Rio - Cristian Andrade, de 12 anos, está inerte no chão frio e úmido da Favela de Manguinhos. Está morto diante do choque de familiares e amigos. Esta é uma das áreas mais carentes da cidade e, não por acaso, palco de chacinas silenciosas contra jovens pobres e, quase sempre, negros. Tem sido a bala da polícia que mata sem perguntar, que encerra sonhos sem questionar, que veda o futuro de inocentes ou alternativas aos que fazem parte do mundo do crime. É o fim e pronto.

Este é um debate que mora no coração do Rio. Calado no silêncio dos jovens que tombaram no asfalto pela morte ou na dor e angústia das famílias despedaçadas. Parece coincidência a morte de Cristian durante operação da PM, mas tem se tornado mais uma estatística galopante junto a de tantas outras. É o extermínio revestido de legalidade.

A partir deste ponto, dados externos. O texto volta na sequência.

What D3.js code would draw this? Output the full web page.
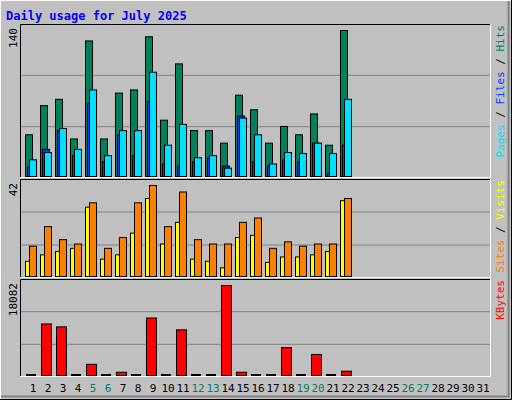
<!DOCTYPE html>
<html><head><meta charset="utf-8">
<script src="https://cdn.jsdelivr.net/npm/d3@7"></script>
<style>body{margin:0;background:#fff}</style>
</head><body>
<svg width="512" height="400"></svg>
<script>
const days = d3.range(1, 32)
const weekend = [5, 6, 12, 13, 19, 20, 26, 27]
const hits   = [40,68,74,36,130,36,80,83,134,54,108,44,44,32,78,64,32,48,40,60,30,140,0,0,0,0,0,0,0,0,0]
const files  = [9,26,44,20,70,14,40,20,72,12,10,14,18,10,58,14,10,16,14,32,3,30,0,0,0,0,0,0,0,0,0]
const pages  = [16,23,46,26,83,20,44,44,100,30,50,18,20,8,56,40,12,23,22,32,22,74,0,0,0,0,0,0,0,0,0]
const sites  = [14,23,17,15,34,13,18,34,42,23,39,17,15,15,25,27,13,16,14,15,15,36,0,0,0,0,0,0,0,0,0]
const visits = [7,10,11.5,13,32,8,10,20,36,15,25,8,7,4,18,19,6.5,9,9,10,11.5,35,0,0,0,0,0,0,0,0,0]
const kbytes = [0,10360,9770,0,2244,0,660,0,11550,0,9170,0,0,18082,660,0,0,5610,0,4224,0,860,null,null,null,null,null,null,null,null,null]

const svg = d3.select('svg').style('font-family', 'DejaVu Sans Mono, monospace')
// outer bevel
svg.append('rect').attr('width', 512).attr('height', 400).attr('fill', '#c0c0c0')
svg.append('path').attr('d', 'M0.5,399.5V0.5H511.5').attr('stroke', '#fff').attr('fill', 'none')
svg.append('path').attr('d', 'M1,396.5H508.5V1').attr('stroke', '#808080').attr('stroke-width', 2).attr('fill', 'none')
svg.append('path').attr('d', 'M0,399.5H511.5V0').attr('stroke', '#000').attr('fill', 'none')

svg.append('text').attr('x', 6).attr('y', 20).text('Daily usage for July 2025')
  .attr('fill', '#0000ff').attr('font-weight', 'bold').attr('font-size', 12)

const x = d3.scaleLinear().domain([1, 32]).range([25, 490])

const panels = [
  {top: 24, bottom: 178, max: 140, label: '140'},
  {top: 179, bottom: 278, max: 42, label: '42'},
  {top: 279, bottom: 377, max: 18082, label: '18082'}
]
panels.forEach((p, i) => {
  p.y = d3.scaleLinear().domain([0, p.max]).range([p.bottom - 2, p.top + 6])
  const g = svg.append('g')
  const h = p.bottom - p.top
  ;[1/3, 2/3].forEach(f => g.append('line').attr('x1', 20).attr('x2', 490)
    .attr('y1', p.bottom - h * f).attr('y2', p.bottom - h * f).attr('stroke', '#808080'))
  g.append('path').attr('d', `M20.5,${p.bottom}V${p.top + .5}H491`).attr('stroke', '#000').attr('fill', 'none')
  g.append('path').attr('d', `M20,${p.bottom - .5}H490.5V${p.top}`).attr('stroke', '#fff').attr('fill', 'none')
  g.append('text').attr('transform', `translate(17,${p.top + 4}) rotate(-90)`)
    .attr('text-anchor', 'end').attr('font-size', 11).text(p.label)
})

function bars(data, panel, dx, w, color) {
  svg.append('g').selectAll('rect').data(days.filter((d, i) => data[i] > 0))
    .enter().append('rect')
    .attr('x', d => x(d) + dx + .5)
    .attr('y', d => panel.y(data[d - 1]) + .5)
    .attr('width', w)
    .attr('height', d => panel.y(0) - panel.y(data[d - 1]))
    .attr('fill', color).attr('stroke', '#000')
}
bars(hits, panels[0], 0, 7, '#00805c')
bars(files, panels[0], 2, 7, '#0040ff')
bars(pages, panels[0], 4, 7, '#00e0ff')
bars(visits, panels[1], 0, 4, '#ffff00')
bars(sites, panels[1], 4, 7, '#ff8000')
// zero-kbyte days get a flat black bar
svg.append('g').selectAll('rect').data(days.filter((d, i) => kbytes[i] === 0))
  .enter().append('rect').attr('x', d => x(d) + 1).attr('y', panels[2].y(0) - 1)
  .attr('width', 10).attr('height', 2).attr('fill', '#000')
bars(kbytes, panels[2], 1, 10, '#ff0000')

svg.append('g').selectAll('text').data(days).enter().append('text')
  .attr('x', d => x(d) + 8).attr('y', 392).attr('text-anchor', 'middle').attr('font-size', 11)
  .attr('fill', d => weekend.includes(d) ? '#00805c' : '#000').text(d => d)

const legends = [
  {y: 25, parts: [['Pages', '#00e0ff'], [' / ', '#000'], ['Files', '#0040ff'], [' / ', '#000'], ['Hits', '#00805c']]},
  {y: 180, parts: [['Sites', '#ff8000'], [' / ', '#000'], ['Visits', '#ffff00']]},
  {y: 280, parts: [['KBytes', '#ff0000']]}
]
legends.forEach(l => {
  const t = svg.append('text').attr('transform', `translate(504,${l.y}) rotate(-90)`)
    .attr('text-anchor', 'end').attr('font-size', 11)
  l.parts.forEach(p => t.append('tspan').attr('fill', p[1]).text(p[0]))
})
</script>
</body></html>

A letalidade policial é mais bem entendida por meio de pesquisas como a da Anistia Internacional, que aponta o Brasil como detentor do maior número geral de homicídios no planeta. Somente ano passado 15,6% desses crimes foram praticados por estes agentes públicos. Ou seja, a segunda polícia que mais mata no mundo, perdendo apenas para a dos Estados Unidos.

A prática é chocante: costumam atirar em pessoas que já se renderam, que estão feridas ou sem advertência que permitisse que o suspeito se entregasse. É atroz. É injustificável.  Essa face violenta se revela também pelo relatório do ISP: somente em julho 61 pessoas morreram em decorrência de autos de resistência. Segundo a Anistia, desde 2011, esses homicídios praticados por policiais representam 16% das mortes violentas em todo o estado.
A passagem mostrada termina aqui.